■ **Written problem**
Answer with a single number: the count of lines that include the string "this".

■ **Data rows**
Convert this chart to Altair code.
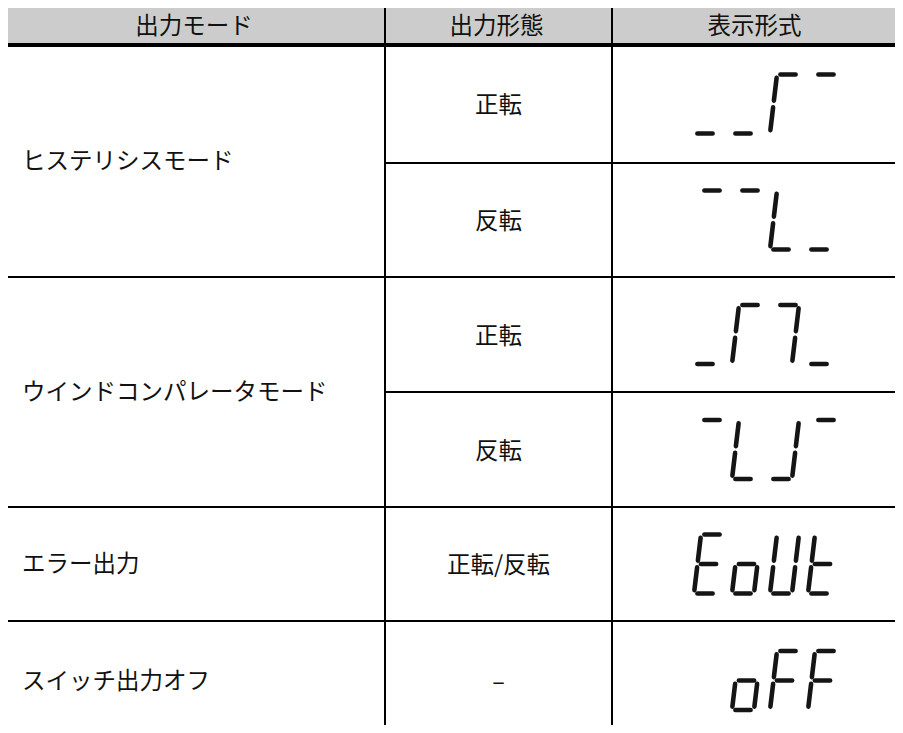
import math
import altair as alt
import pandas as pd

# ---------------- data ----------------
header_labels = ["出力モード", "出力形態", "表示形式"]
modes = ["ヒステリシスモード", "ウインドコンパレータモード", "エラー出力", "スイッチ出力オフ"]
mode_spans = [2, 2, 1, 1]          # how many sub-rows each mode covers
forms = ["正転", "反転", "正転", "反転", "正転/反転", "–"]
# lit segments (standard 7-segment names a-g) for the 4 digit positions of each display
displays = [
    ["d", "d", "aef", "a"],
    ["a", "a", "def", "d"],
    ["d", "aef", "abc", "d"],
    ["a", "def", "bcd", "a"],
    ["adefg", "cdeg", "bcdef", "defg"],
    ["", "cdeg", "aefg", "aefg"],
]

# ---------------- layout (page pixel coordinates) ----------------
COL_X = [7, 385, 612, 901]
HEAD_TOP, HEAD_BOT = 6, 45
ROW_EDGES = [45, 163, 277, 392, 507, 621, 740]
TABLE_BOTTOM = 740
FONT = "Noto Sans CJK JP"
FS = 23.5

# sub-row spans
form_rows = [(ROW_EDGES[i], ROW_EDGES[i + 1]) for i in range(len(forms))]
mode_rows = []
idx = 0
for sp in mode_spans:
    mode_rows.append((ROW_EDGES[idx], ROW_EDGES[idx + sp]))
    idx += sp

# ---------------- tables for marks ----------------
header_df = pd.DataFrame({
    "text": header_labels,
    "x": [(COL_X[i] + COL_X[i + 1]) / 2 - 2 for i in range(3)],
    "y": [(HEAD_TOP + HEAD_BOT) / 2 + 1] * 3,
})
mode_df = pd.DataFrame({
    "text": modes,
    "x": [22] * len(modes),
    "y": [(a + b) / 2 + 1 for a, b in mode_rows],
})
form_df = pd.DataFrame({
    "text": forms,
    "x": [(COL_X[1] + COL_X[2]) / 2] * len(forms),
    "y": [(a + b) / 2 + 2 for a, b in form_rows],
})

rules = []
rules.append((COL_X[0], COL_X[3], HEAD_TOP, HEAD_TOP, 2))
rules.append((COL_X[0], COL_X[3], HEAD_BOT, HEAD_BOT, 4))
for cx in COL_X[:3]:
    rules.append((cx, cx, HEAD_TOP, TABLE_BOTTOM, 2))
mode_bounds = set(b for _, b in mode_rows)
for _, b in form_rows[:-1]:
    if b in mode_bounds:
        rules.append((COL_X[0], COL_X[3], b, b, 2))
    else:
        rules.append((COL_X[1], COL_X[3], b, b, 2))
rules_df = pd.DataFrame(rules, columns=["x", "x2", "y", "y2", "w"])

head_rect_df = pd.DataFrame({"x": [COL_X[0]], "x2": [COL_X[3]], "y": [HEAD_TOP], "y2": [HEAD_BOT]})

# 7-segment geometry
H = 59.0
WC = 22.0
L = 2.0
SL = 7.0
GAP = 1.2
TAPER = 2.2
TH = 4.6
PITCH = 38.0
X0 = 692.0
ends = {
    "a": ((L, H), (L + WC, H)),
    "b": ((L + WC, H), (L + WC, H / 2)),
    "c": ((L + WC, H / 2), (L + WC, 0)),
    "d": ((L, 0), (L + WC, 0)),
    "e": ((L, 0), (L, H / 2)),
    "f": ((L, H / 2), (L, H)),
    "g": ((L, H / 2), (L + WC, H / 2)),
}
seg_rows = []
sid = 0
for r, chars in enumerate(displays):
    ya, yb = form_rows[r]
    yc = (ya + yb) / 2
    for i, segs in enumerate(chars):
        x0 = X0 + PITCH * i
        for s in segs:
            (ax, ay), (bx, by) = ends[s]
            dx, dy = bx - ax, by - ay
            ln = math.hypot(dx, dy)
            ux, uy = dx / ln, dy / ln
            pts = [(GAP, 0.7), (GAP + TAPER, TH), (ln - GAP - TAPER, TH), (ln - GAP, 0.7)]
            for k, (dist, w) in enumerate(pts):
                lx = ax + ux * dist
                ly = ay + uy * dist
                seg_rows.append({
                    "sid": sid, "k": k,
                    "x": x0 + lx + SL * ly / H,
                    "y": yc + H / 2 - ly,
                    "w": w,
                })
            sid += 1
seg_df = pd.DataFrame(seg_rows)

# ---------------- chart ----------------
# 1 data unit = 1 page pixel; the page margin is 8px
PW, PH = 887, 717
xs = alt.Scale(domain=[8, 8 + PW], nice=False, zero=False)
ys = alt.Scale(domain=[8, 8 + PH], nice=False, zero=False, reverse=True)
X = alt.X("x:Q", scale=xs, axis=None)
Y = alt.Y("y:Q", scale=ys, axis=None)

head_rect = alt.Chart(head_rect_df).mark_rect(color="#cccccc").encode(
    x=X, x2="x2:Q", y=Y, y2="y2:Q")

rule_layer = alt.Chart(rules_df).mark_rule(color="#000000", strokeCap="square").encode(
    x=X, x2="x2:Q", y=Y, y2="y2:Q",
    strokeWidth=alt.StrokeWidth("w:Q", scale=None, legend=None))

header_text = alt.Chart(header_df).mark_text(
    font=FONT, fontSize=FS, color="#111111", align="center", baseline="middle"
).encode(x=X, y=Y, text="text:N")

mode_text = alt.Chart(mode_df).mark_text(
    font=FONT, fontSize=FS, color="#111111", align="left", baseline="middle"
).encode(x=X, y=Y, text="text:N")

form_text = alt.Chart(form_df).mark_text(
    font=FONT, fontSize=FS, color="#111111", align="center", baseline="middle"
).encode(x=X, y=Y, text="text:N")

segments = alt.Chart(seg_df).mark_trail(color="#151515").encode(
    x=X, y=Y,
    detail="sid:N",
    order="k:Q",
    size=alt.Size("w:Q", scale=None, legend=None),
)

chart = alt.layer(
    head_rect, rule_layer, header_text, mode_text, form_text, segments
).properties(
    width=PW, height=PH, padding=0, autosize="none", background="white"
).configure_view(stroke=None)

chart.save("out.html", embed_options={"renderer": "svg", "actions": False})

...

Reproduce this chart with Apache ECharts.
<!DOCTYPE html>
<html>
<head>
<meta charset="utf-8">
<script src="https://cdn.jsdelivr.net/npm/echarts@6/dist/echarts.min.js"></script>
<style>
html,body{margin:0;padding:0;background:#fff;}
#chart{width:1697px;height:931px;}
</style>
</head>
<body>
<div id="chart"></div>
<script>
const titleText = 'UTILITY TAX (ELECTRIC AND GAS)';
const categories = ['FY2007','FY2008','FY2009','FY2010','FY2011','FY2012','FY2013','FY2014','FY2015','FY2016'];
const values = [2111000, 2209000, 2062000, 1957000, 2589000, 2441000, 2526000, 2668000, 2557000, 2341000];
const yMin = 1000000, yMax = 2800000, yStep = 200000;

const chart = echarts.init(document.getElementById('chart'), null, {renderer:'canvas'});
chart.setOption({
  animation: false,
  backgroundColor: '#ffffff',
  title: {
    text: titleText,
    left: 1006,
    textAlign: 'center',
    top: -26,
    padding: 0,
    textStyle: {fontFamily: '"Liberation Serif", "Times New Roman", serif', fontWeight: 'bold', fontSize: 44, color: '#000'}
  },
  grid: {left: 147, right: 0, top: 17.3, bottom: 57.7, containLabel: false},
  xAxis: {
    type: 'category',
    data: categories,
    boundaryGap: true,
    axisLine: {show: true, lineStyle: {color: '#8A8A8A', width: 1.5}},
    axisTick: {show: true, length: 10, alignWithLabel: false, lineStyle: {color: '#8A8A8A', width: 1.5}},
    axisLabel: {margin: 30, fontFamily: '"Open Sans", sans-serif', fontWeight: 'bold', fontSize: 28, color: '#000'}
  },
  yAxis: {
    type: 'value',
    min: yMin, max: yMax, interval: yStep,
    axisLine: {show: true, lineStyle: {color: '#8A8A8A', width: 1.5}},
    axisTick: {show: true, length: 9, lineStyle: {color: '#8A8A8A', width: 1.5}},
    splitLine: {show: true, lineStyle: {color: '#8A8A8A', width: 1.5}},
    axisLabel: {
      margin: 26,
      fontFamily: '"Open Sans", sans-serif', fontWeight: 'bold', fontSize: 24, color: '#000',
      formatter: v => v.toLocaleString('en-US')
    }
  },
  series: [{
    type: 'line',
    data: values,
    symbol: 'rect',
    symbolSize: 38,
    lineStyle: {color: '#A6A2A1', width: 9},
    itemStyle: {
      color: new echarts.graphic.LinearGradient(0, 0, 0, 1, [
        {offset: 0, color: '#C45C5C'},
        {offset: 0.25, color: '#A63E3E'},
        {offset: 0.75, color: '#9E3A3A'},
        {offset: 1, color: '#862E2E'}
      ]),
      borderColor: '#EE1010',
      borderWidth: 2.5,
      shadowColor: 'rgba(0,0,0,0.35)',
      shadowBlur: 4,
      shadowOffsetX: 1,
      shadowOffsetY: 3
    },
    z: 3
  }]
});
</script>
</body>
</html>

--

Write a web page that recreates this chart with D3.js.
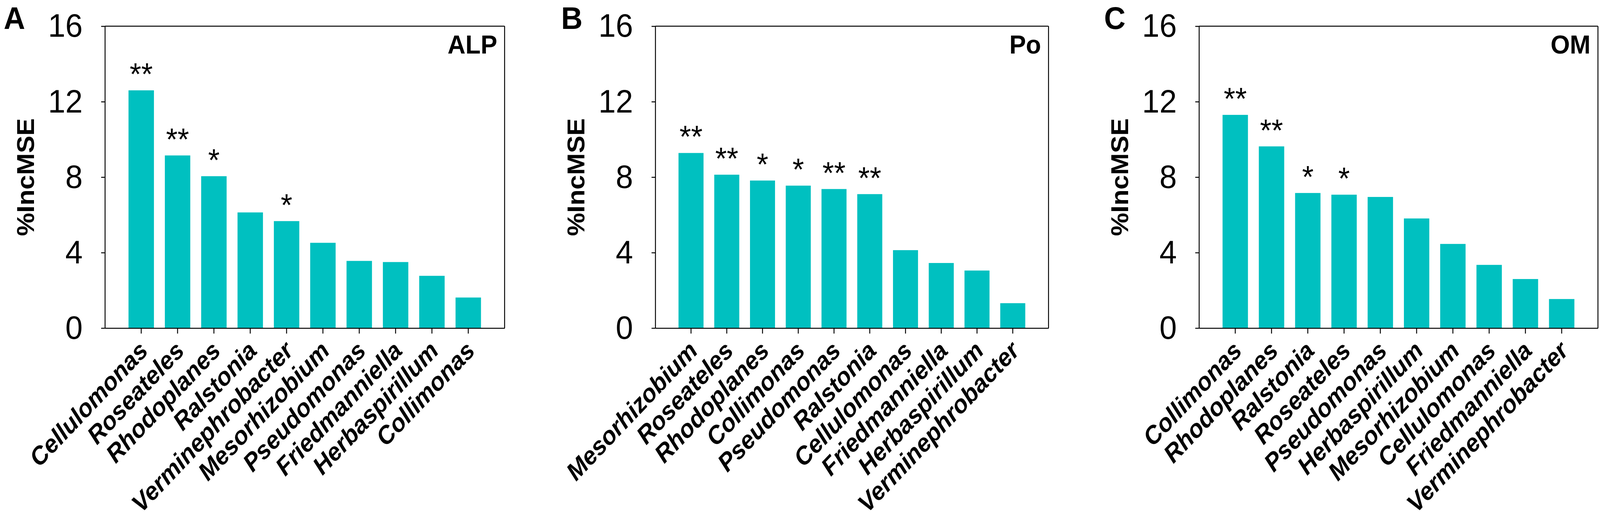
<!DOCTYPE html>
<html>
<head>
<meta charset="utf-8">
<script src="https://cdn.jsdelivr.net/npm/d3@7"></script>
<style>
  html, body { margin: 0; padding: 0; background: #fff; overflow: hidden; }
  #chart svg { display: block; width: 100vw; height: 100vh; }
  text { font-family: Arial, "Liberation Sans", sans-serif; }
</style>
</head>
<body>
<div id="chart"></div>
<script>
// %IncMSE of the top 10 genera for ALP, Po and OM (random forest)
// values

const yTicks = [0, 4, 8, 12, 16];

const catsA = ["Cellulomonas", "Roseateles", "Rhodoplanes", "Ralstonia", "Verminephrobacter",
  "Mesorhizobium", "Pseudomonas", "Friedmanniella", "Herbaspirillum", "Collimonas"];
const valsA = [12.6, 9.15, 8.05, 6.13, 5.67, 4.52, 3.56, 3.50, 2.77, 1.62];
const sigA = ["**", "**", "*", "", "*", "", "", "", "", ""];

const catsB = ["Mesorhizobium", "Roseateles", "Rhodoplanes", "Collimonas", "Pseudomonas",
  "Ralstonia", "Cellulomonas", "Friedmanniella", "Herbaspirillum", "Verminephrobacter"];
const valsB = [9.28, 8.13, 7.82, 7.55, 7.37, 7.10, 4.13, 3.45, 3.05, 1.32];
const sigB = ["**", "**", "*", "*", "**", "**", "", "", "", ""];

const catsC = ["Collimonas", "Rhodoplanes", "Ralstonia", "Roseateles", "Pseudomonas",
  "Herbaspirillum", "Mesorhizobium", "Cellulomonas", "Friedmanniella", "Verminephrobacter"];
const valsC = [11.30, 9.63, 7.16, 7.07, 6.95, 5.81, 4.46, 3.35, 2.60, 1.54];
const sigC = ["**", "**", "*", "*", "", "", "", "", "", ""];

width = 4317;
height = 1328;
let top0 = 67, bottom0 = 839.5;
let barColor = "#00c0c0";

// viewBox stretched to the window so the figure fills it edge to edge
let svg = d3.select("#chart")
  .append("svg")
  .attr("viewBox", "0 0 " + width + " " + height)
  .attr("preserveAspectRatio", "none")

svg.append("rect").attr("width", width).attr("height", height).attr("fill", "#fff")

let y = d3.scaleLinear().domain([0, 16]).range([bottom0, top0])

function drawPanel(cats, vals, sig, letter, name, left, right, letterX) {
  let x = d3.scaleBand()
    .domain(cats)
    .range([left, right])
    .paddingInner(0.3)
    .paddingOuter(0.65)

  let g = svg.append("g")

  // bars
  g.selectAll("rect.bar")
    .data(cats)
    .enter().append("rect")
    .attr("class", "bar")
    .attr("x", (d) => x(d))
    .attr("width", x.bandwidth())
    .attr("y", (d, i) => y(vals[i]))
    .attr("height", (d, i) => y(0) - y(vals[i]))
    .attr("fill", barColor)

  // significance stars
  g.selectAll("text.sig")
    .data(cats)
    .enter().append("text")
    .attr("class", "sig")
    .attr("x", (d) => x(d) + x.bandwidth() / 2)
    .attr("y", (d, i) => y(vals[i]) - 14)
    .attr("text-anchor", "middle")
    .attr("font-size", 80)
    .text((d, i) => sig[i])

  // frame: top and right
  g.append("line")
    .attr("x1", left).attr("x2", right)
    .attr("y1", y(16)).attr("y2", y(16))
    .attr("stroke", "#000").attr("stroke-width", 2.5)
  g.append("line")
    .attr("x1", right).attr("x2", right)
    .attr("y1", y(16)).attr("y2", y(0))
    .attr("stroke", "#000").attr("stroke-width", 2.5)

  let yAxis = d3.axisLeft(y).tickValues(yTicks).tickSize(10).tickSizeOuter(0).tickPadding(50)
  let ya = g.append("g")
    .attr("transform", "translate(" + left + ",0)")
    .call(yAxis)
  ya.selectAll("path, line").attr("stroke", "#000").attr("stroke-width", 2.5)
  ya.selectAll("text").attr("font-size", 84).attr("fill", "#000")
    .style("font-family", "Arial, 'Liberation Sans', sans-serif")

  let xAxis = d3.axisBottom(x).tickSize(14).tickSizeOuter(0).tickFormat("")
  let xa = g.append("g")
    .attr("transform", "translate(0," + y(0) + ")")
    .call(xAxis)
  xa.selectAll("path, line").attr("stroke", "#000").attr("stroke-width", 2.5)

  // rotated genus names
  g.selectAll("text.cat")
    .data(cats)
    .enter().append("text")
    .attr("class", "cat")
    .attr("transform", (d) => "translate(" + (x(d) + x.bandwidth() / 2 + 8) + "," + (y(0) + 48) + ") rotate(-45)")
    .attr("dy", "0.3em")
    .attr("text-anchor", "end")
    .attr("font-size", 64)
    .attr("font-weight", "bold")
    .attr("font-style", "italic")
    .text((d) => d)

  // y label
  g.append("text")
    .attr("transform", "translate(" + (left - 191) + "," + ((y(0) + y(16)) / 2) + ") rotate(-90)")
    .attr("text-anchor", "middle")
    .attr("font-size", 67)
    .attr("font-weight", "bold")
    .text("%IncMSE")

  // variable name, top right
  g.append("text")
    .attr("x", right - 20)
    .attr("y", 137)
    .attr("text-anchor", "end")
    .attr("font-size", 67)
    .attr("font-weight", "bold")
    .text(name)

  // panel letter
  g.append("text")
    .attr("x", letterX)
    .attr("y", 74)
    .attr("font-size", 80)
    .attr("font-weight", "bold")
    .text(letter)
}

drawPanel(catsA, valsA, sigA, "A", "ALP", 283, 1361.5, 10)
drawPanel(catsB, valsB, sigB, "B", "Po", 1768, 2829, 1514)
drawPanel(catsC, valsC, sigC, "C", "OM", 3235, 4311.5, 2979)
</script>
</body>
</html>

■ **Result**
3